Task instructions: Reproduce the listing exactly and skip over any pictures.

Data extract:

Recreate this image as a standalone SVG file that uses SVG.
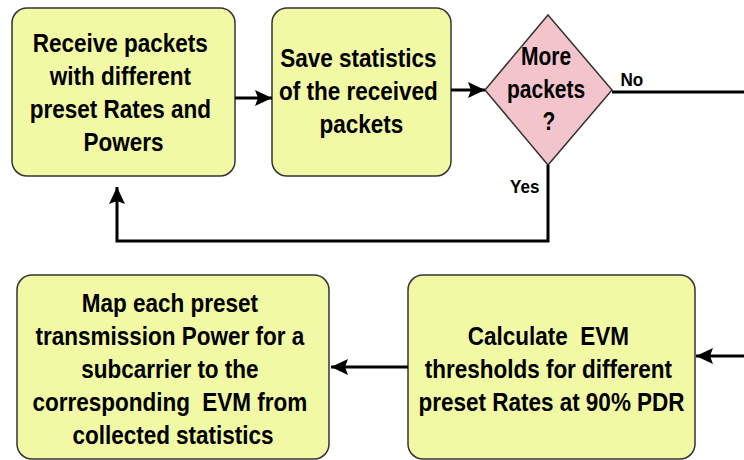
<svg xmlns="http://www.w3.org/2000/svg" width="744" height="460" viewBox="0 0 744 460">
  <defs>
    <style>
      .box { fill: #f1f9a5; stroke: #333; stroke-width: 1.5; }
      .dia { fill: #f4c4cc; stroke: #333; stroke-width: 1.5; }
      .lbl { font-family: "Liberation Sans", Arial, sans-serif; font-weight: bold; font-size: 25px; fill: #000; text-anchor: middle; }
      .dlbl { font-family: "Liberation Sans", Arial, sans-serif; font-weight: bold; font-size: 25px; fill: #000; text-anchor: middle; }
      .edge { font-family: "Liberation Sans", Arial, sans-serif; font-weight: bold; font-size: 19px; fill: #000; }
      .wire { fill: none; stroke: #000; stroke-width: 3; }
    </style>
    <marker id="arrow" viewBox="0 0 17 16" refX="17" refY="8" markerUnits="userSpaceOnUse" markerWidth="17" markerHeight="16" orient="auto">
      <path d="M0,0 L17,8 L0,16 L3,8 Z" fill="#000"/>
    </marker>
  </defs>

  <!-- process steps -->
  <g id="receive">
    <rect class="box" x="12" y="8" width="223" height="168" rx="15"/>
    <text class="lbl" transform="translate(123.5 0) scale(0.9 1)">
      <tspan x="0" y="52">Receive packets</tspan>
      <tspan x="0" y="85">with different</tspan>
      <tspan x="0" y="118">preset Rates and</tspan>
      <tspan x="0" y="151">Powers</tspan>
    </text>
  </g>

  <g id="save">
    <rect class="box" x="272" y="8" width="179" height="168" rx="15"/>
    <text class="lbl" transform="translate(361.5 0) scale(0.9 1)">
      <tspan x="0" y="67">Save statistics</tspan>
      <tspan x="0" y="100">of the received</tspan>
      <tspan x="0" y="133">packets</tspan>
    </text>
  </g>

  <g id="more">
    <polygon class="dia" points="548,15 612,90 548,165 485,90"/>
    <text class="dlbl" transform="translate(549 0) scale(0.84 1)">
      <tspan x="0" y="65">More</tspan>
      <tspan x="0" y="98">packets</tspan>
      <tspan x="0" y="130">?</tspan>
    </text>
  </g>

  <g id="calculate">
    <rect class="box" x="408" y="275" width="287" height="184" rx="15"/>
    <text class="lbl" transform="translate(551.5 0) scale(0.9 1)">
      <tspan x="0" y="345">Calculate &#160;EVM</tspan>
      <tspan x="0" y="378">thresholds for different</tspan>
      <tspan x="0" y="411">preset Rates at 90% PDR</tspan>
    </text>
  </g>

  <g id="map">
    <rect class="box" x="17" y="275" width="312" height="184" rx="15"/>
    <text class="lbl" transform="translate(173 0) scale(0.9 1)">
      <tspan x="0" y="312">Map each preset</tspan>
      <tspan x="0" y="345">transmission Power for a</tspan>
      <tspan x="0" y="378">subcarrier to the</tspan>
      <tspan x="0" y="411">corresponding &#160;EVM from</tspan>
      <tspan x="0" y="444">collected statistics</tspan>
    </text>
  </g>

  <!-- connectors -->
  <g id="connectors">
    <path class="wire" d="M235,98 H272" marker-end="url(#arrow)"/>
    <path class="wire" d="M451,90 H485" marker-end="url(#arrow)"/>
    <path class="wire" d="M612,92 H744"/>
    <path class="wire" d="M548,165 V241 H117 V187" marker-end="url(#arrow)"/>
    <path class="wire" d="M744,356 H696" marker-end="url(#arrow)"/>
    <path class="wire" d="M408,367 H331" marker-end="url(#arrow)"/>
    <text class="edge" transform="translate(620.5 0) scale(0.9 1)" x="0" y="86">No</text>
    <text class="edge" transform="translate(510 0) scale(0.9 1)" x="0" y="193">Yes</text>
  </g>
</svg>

Correct output:
Recreate this image as a standalone SVG file that uses SVG.
<svg xmlns="http://www.w3.org/2000/svg" width="744" height="460" viewBox="0 0 744 460">
  <defs>
    <style>
      .box { fill: #f1f9a5; stroke: #333; stroke-width: 1.5; }
      .dia { fill: #f4c4cc; stroke: #333; stroke-width: 1.5; }
      .lbl { font-family: "Liberation Sans", Arial, sans-serif; font-weight: bold; font-size: 25px; fill: #000; text-anchor: middle; }
      .dlbl { font-family: "Liberation Sans", Arial, sans-serif; font-weight: bold; font-size: 25px; fill: #000; text-anchor: middle; }
      .edge { font-family: "Liberation Sans", Arial, sans-serif; font-weight: bold; font-size: 19px; fill: #000; }
      .wire { fill: none; stroke: #000; stroke-width: 3; }
    </style>
    <marker id="arrow" viewBox="0 0 17 16" refX="17" refY="8" markerUnits="userSpaceOnUse" markerWidth="17" markerHeight="16" orient="auto">
      <path d="M0,0 L17,8 L0,16 L3,8 Z" fill="#000"/>
    </marker>
  </defs>

  <!-- process steps -->
  <g id="receive">
    <rect class="box" x="12" y="8" width="223" height="168" rx="15"/>
    <text class="lbl" transform="translate(123.5 0) scale(0.9 1)">
      <tspan x="0" y="52">Receive packets</tspan>
      <tspan x="0" y="85">with different</tspan>
      <tspan x="0" y="118">preset Rates and</tspan>
      <tspan x="0" y="151">Powers</tspan>
    </text>
  </g>

  <g id="save">
    <rect class="box" x="272" y="8" width="179" height="168" rx="15"/>
    <text class="lbl" transform="translate(361.5 0) scale(0.9 1)">
      <tspan x="0" y="67">Save statistics</tspan>
      <tspan x="0" y="100">of the received</tspan>
      <tspan x="0" y="133">packets</tspan>
    </text>
  </g>

  <g id="more">
    <polygon class="dia" points="548,15 612,90 548,165 485,90"/>
    <text class="dlbl" transform="translate(549 0) scale(0.84 1)">
      <tspan x="0" y="65">More</tspan>
      <tspan x="0" y="98">packets</tspan>
      <tspan x="0" y="130">?</tspan>
    </text>
  </g>

  <g id="calculate">
    <rect class="box" x="408" y="275" width="287" height="184" rx="15"/>
    <text class="lbl" transform="translate(551.5 0) scale(0.9 1)">
      <tspan x="0" y="345">Calculate &#160;EVM</tspan>
      <tspan x="0" y="378">thresholds for different</tspan>
      <tspan x="0" y="411">preset Rates at 90% PDR</tspan>
    </text>
  </g>

  <g id="map">
    <rect class="box" x="17" y="275" width="312" height="184" rx="15"/>
    <text class="lbl" transform="translate(173 0) scale(0.9 1)">
      <tspan x="0" y="312">Map each preset</tspan>
      <tspan x="0" y="345">transmission Power for a</tspan>
      <tspan x="0" y="378">subcarrier to the</tspan>
      <tspan x="0" y="411">corresponding &#160;EVM from</tspan>
      <tspan x="0" y="444">collected statistics</tspan>
    </text>
  </g>

  <!-- connectors -->
  <g id="connectors">
    <path class="wire" d="M235,98 H272" marker-end="url(#arrow)"/>
    <path class="wire" d="M451,90 H485" marker-end="url(#arrow)"/>
    <path class="wire" d="M612,92 H744"/>
    <path class="wire" d="M548,165 V241 H117 V187" marker-end="url(#arrow)"/>
    <path class="wire" d="M744,356 H696" marker-end="url(#arrow)"/>
    <path class="wire" d="M408,367 H331" marker-end="url(#arrow)"/>
    <text class="edge" transform="translate(620.5 0) scale(0.9 1)" x="0" y="86">No</text>
    <text class="edge" transform="translate(510 0) scale(0.9 1)" x="0" y="193">Yes</text>
  </g>
</svg>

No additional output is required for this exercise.